Rozczarował mnie także wątek miłosny. Na początku miałam
nadzieję na coś naprawdę cudownego i oryginalnego. Lubię wątek niespełnionej,
nieszczęśliwej miłości. Podobało mi się to, jak oboje, Livia i James niszczyli
się nawzajem – było to ciekawe i inne. Przekonywał mnie układ „to tylko seks”, rozumiałam
biedną zakochaną tancerkę i mężczyznę, który po prostu nie umiał jej pokochać. Jedynym,
co mnie raziło, był nadmiar scen łóżkowych. Niestety, to, co działo się w
drugiej połowie książki, zdecydowanie zniszczyło moje pozytywne wrażenia. Nie spodobało mi się nagłe zakochanie Jamesa,
nie sposobało mi się to, jak Livia zaczęła się upokarzać i w końcu – nie spodobał
mi się happy end. Może i to okrutne, ale uważam, że są rzeczy, których nie
należy wybaczać, na które nie można pozwolić, a tak toksyczna relacja jak ta
łącząca piosenkarza i tancerkę nie mogła stać się podstawą udanego, zdrowego
związku.
Kolejną mającą zarówno wady, jak i zalety częścią książki
jest styl pisania. Rzeczywiście, pani Wheldon potrafi stworzyć ciekawe opisy i
w umiejętny sposób umiała oddać emocje targające Livią – przenikały one
czytelniczkę. Z drugiej strony, jej styl był przepełniony wulgaryzmami, który
absolutnie nie znoszę oraz aluzjami do seksu – które w zdrowej ilści i na
jakimś takim poziomie znoszę, jednak co za dużo, to niezdrowo, a podteksty w „Dance,
sing, Love” były na dość niskim poziomie. Dodatkowo, poirytowały mnie błędy we
wtrąceniach z włoskiego – ja wiem, że to moja malutka obsesja, jednak naprawdę,
użycie Google translate nie jest tak trudne!
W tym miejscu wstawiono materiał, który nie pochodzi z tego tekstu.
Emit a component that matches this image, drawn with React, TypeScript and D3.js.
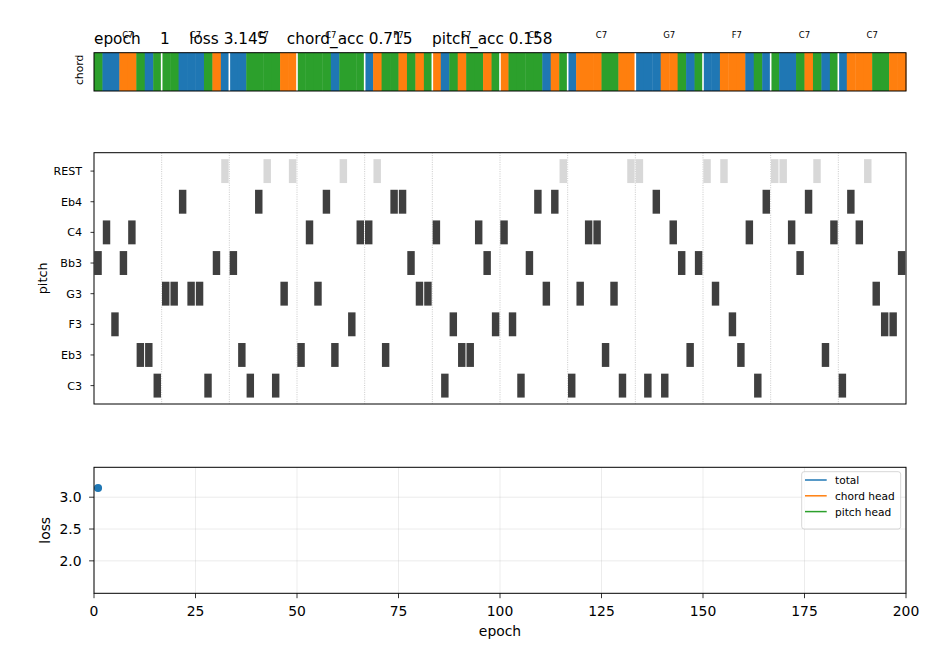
import React from "react";
import * as d3 from "d3";

// ---------- data ----------
const BAR_CHORDS = ["C7", "C7", "C7", "C7", "F7", "F7", "C7", "C7", "G7", "F7", "C7", "C7"];
const STEPS_PER_BAR = 8;
const CHORD_VOCAB = ["C7", "F7", "G7"];
const CHORD_COLORS = ["#1f77b4", "#ff7f0e", "#2ca02c"];

// predicted chord per step (96 steps)
const PRED_CHORDS: string[] = [
  "G7","C7","C7","F7","F7","G7","C7","G7",
  "G7","G7","C7","C7","C7","G7","F7","C7",
  "C7","C7","G7","G7","G7","G7","F7","F7",
  "G7","G7","G7","G7","C7","G7","G7","G7",
  "C7","F7","G7","G7","F7","G7","F7","G7",
  "F7","C7","G7","F7","G7","G7","F7","G7",
  "F7","G7","G7","G7","G7","C7","F7","G7",
  "C7","F7","F7","F7","G7","G7","F7","F7",
  "C7","C7","C7","F7","F7","G7","C7","G7",
  "C7","C7","F7","F7","F7","C7","G7","C7",
  "G7","C7","C7","G7","F7","G7","C7","G7",
  "C7","F7","F7","F7","G7","G7","F7","F7",
];

const PITCHES = ["C3", "Eb3", "F3", "G3", "Bb3", "C4", "Eb4", "REST"]; // bottom -> top

// predicted pitch per step (96 steps)
const PRED_PITCHES: string[] = [
  "Bb3","C4","F3","Bb3","C4","Eb3","Eb3","C3",
  "G3","G3","Eb4","G3","G3","C3","Bb3","REST",
  "Bb3","Eb3","C3","Eb4","REST","C3","G3","REST",
  "Eb3","C4","G3","Eb4","Eb3","REST","F3","C4",
  "C4","REST","Eb3","Eb4","Eb4","Bb3","G3","G3",
  "C4","C3","F3","Eb3","Eb3","C4","Bb3","F3",
  "C4","F3","C3","Bb3","Eb4","G3","Eb4","REST",
  "C3","G3","C4","C4","Eb3","G3","C3","REST",
  "REST","C3","Eb4","C3","C4","Bb3","Eb3","Bb3",
  "REST","G3","REST","F3","Eb3","C4","C3","Eb4",
  "REST","REST","C4","Bb3","Eb4","REST","Eb3","C4",
  "C3","Eb4","C4","REST","G3","F3","F3","Bb3",
];

const EPOCH = 1;
const LOSS = 3.145;
const CHORD_ACC = 0.715;
const PITCH_ACC = 0.158;

const EPOCHS = [1];
const TOTAL_LOSS = [3.145];
const CHORD_LOSS: number[] = [];
const PITCH_LOSS: number[] = [];
const LOSS_XTICKS = [0, 25, 50, 75, 100, 125, 150, 175, 200];
const LOSS_YTICKS = [2.0, 2.5, 3.0];

// ---------- layout ----------
const W = 934, H = 659;
const L = 94, R = 906;
const chordTop = 52.7, chordBot = 91;
const pianoTop = 152.7, pianoBot = 404;
const lossTop = 467.3, lossBot = 593.3;
const FONT = "DejaVu Sans";

export default function App() {
  const nSteps = PRED_CHORDS.length;
  const nBars = BAR_CHORDS.length;
  const xs = d3.scaleLinear().domain([0, nSteps]).range([L, R]);
  const yp = d3.scaleLinear().domain([-0.6, PITCHES.length - 1 + 0.6]).range([pianoBot, pianoTop]);
  const color = d3.scaleOrdinal<string, string>().domain(CHORD_VOCAB).range(CHORD_COLORS);
  const xl = d3.scaleLinear().domain([0, 200]).range([L, R]);
  const yl = d3.scaleLinear().domain([1.49, 3.47]).range([lossBot, lossTop]);
  const barIdx = d3.range(1, nBars);
  const stepW = xs(1) - xs(0);
  const noteH = yp(0) - yp(0.78);

  const lineGen = d3.line<number>().x((_, i) => xl(EPOCHS[i])).y((v) => yl(v));

  const title = `epoch ${String(EPOCH).padStart(4, " ")}    loss ${LOSS.toFixed(3)}    chord_acc ${CHORD_ACC.toFixed(3)}    pitch_acc ${PITCH_ACC.toFixed(3)}`;

  const legendItems = [
    { label: "total", color: "#1f77b4" },
    { label: "chord head", color: "#ff7f0e" },
    { label: "pitch head", color: "#2ca02c" },
  ];

  return (
    <svg width={W} height={H} style={{ position: "fixed", left: 0, top: 0, background: "#fff" }} fontFamily={FONT}>
      <rect x={0} y={0} width={W} height={H} fill="#fff" />
      {/* ---------- chord strip ---------- */}
      {PRED_CHORDS.map((c, i) => (
        <rect key={"c" + i} x={xs(i)} y={chordTop} width={stepW + 0.4} height={chordBot - chordTop} fill={color(c)} />
      ))}
      {barIdx.map((b) => (
        <line key={"cw" + b} x1={xs(b * STEPS_PER_BAR)} x2={xs(b * STEPS_PER_BAR)} y1={chordTop} y2={chordBot} stroke="#fff" strokeWidth={1.6} />
      ))}
      <rect x={L} y={chordTop} width={R - L} height={chordBot - chordTop} fill="none" stroke="#000" strokeWidth={1} />
      {BAR_CHORDS.map((c, b) => (
        <text key={"cl" + b} x={xs((b + 0.5) * STEPS_PER_BAR)} y={37.5} fontSize={8.5} textAnchor="middle" fill="#000">{c}</text>
      ))}
      <text x={L} y={44} fontSize={15.3} fill="#000" style={{ whiteSpace: "pre" }}>{title}</text>
      <text transform={`translate(83,${(chordTop + chordBot) / 2 - 2}) rotate(-90)`} fontSize={10.8} textAnchor="middle" fill="#000">chord</text>

      {/* ---------- piano roll ---------- */}
      {barIdx.map((b) => (
        <line key={"pv" + b} x1={xs(b * STEPS_PER_BAR)} x2={xs(b * STEPS_PER_BAR)} y1={pianoTop} y2={pianoBot} stroke="#bdbdbd" strokeWidth={0.8} strokeDasharray="1 1.3" />
      ))}
      {PRED_PITCHES.map((p, i) => {
        const r = PITCHES.indexOf(p);
        const isRest = p === "REST";
        return (
          <rect key={"n" + i} x={xs(i) + stepW * 0.04} y={yp(r) - noteH / 2} width={stepW * 0.88} height={noteH}
            fill={isRest ? "#d6d6d6" : "#3f3f3f"} opacity={isRest ? 0.95 : 1} />
        );
      })}
      <rect x={L} y={pianoTop} width={R - L} height={pianoBot - pianoTop} fill="none" stroke="#000" strokeWidth={1} />
      {PITCHES.map((p, r) => (
        <g key={"pt" + r}>
          <line x1={L - 3.5} x2={L} y1={yp(r)} y2={yp(r)} stroke="#000" strokeWidth={0.8} />
          <text x={L - 12} y={yp(r) + 4} fontSize={11.1} textAnchor="end" fill="#000">{p}</text>
        </g>
      ))}
      <text transform={`translate(47,${(pianoTop + pianoBot) / 2}) rotate(-90)`} fontSize={12.8} textAnchor="middle" fill="#000">pitch</text>

      {/* ---------- loss panel ---------- */}
      {LOSS_XTICKS.map((t) => (
        <line key={"gx" + t} x1={xl(t)} x2={xl(t)} y1={lossTop} y2={lossBot} stroke="#b0b0b0" strokeOpacity={0.3} strokeWidth={0.8} />
      ))}
      {LOSS_YTICKS.map((t) => (
        <line key={"gy" + t} x1={L} x2={R} y1={yl(t)} y2={yl(t)} stroke="#b0b0b0" strokeOpacity={0.3} strokeWidth={0.8} />
      ))}
      <path d={lineGen(TOTAL_LOSS) || ""} fill="none" stroke="#1f77b4" strokeWidth={1.5} />
      <path d={lineGen(CHORD_LOSS) || ""} fill="none" stroke="#ff7f0e" strokeWidth={1.5} />
      <path d={lineGen(PITCH_LOSS) || ""} fill="none" stroke="#2ca02c" strokeWidth={1.5} />
      {TOTAL_LOSS.map((v, i) => (
        <circle key={"pt" + i} cx={xl(EPOCHS[i])} cy={yl(v)} r={4} fill="#1f77b4" />
      ))}
      <rect x={L} y={lossTop} width={R - L} height={lossBot - lossTop} fill="none" stroke="#000" strokeWidth={1} />
      {LOSS_XTICKS.map((t) => (
        <g key={"xt" + t}>
          <line x1={xl(t)} x2={xl(t)} y1={lossBot} y2={lossBot + 4.9} stroke="#000" strokeWidth={0.8} />
          <text x={xl(t)} y={616} fontSize={13.9} textAnchor="middle" fill="#000">{t}</text>
        </g>
      ))}
      {LOSS_YTICKS.map((t) => (
        <g key={"yt" + t}>
          <line x1={L - 4.9} x2={L} y1={yl(t)} y2={yl(t)} stroke="#000" strokeWidth={0.8} />
          <text x={L - 12.5} y={yl(t) + 5} fontSize={13.9} textAnchor="end" fill="#000">{t.toFixed(1)}</text>
        </g>
      ))}
      <text x={(L + R) / 2} y={636} fontSize={13.9} textAnchor="middle" fill="#000">epoch</text>
      <text transform={`translate(49.5,${(lossTop + lossBot) / 2}) rotate(-90)`} fontSize={13.9} textAnchor="middle" fill="#000">loss</text>

      {/* legend */}
      <rect x={801.7} y={471.7} width={99} height={57.3} rx={2.5} fill="#fff" fillOpacity={0.8} stroke="#cccccc" strokeWidth={0.8} />
      {legendItems.map((it, i) => {
        const y = 480 + i * 15.8;
        return (
          <g key={"lg" + i}>
            <line x1={805} x2={826.7} y1={y} y2={y} stroke={it.color} strokeWidth={1.5} />
            <text x={835} y={y + 3.9} fontSize={10.6} fill="#000">{it.label}</text>
          </g>
        );
      })}
    </svg>
  );
}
Książka pani Wheldon ma zarówno zalety, jak i wady. Z całą
pewnością wciągnęła mnie, pozwoliła mi się odprężyć i wywołała we mnie liczne emocje.
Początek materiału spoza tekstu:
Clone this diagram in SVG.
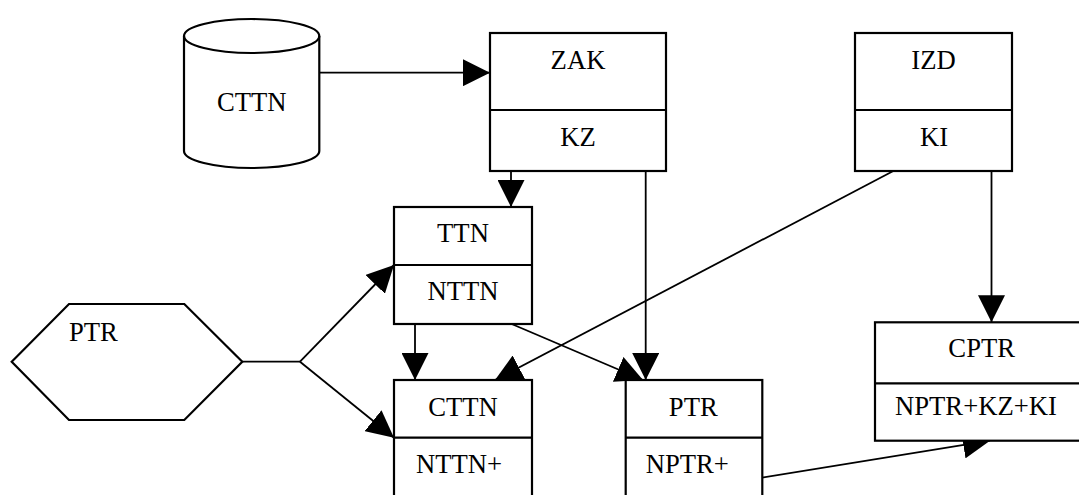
<svg xmlns="http://www.w3.org/2000/svg" width="1079" height="495" viewBox="0 0 1079 495">
<style>
.box{fill:#fff;stroke:#000;stroke-width:2.2}
.div{stroke:#000;stroke-width:2.2}
.m{text-anchor:middle}
.c{fill:none;stroke:#000;stroke-width:1.8}
text{font-family:'Liberation Serif','Times New Roman',Times,serif;font-size:26.67px;fill:#000}
</style>
<defs>
<marker id="ah" viewBox="0 0 27 27" refX="27" refY="13.5" markerWidth="27" markerHeight="27" markerUnits="userSpaceOnUse" orient="auto">
<path d="M0,0 L27,13.5 L0,27 z" fill="#000"/>
</marker>
</defs>
<rect width="1079" height="495" fill="#fff"/>
<g id="connectors">
<line class="c" x1="319" y1="72.7" x2="490" y2="72.7" marker-end="url(#ah)"/>
<line class="c" x1="511" y1="171" x2="511" y2="207" marker-end="url(#ah)"/>
<line class="c" x1="645.7" y1="171" x2="645.7" y2="380" marker-end="url(#ah)"/>
<line class="c" x1="893.3" y1="171" x2="495" y2="380" marker-end="url(#ah)"/>
<line class="c" x1="991.5" y1="171" x2="991.5" y2="322.3" marker-end="url(#ah)"/>
<line class="c" x1="242.3" y1="361.7" x2="300" y2="361.7"/>
<line class="c" x1="300" y1="361.7" x2="394" y2="265" marker-end="url(#ah)"/>
<line class="c" x1="300" y1="361.7" x2="394" y2="437.7" marker-end="url(#ah)"/>
<line class="c" x1="415" y1="324" x2="415" y2="380" marker-end="url(#ah)"/>
<line class="c" x1="511.7" y1="324" x2="643" y2="380" marker-end="url(#ah)"/>
<line class="c" x1="761.7" y1="477.7" x2="990" y2="440.7" marker-end="url(#ah)"/>
</g>
<g id="cttn-store">
<path class="box" d="M184,36 L184,151 A67.65,17 0 0 0 319.3,151 L319.3,36 A67.65,17 0 0 0 184,36 Z"/>
<path class="box" style="fill:none" d="M184,36 A67.65,17 0 0 0 319.3,36"/>
<text class="m" x="251.7" y="110.7">CTTN</text>
</g>
<g id="zak">
<rect class="box" x="490" y="33" width="176" height="138"/>
<line class="div" x1="490" y1="110" x2="666" y2="110"/>
<text class="m" x="578" y="69">ZAK</text>
<text class="m" x="578" y="146">KZ</text>
</g>
<g id="izd">
<rect class="box" x="855" y="33" width="157" height="138"/>
<line class="div" x1="855" y1="110" x2="1012" y2="110"/>
<text class="m" x="933.5" y="69">IZD</text>
<text class="m" x="934" y="146">KI</text>
</g>
<g id="ttn">
<rect class="box" x="394" y="207" width="138" height="117"/>
<line class="div" x1="394" y1="265" x2="532" y2="265"/>
<text class="m" x="463" y="242">TTN</text>
<text class="m" x="463" y="300">NTTN</text>
</g>
<g id="ptr-source">
<polygon class="box" points="11.7,361.7 69,304 184.3,304 242.3,361.7 184.3,420 69,420"/>
<text x="69" y="340.7">PTR</text>
</g>
<g id="cttn">
<rect class="box" x="394" y="380" width="138" height="130"/>
<line class="div" x1="394" y1="437.7" x2="532" y2="437.7"/>
<text class="m" x="463" y="416">CTTN</text>
<text x="416" y="473.3">NTTN+</text>
</g>
<g id="ptr">
<rect class="box" x="625.7" y="380" width="136.6" height="130"/>
<line class="div" x1="625.7" y1="437.7" x2="762.3" y2="437.7"/>
<text class="m" x="693.3" y="416">PTR</text>
<text x="645.7" y="473.3">NPTR+</text>
</g>
<g id="cptr">
<rect class="box" x="875" y="322.3" width="213" height="118.4"/>
<line class="div" x1="875" y1="383.3" x2="1088" y2="383.3"/>
<text class="m" x="981.7" y="357.3">CPTR</text>
<text x="895" y="415">NPTR+KZ+KI</text>
</g>
</svg>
Z drugiej strony, ma wady – nie do końca konsekwentnie prowadzony wątek
miłosny, beznadziejnego głównego bohatera oraz dość średni styl pisania. Mimo
to, dam Layli Wheldon kolejną szansę i z chęcią zapoznam się z kolejnym tomem
przygód Livii i Jamesa.
Za egzemplarz recenzencki dziękuję wydawnictwu Edito.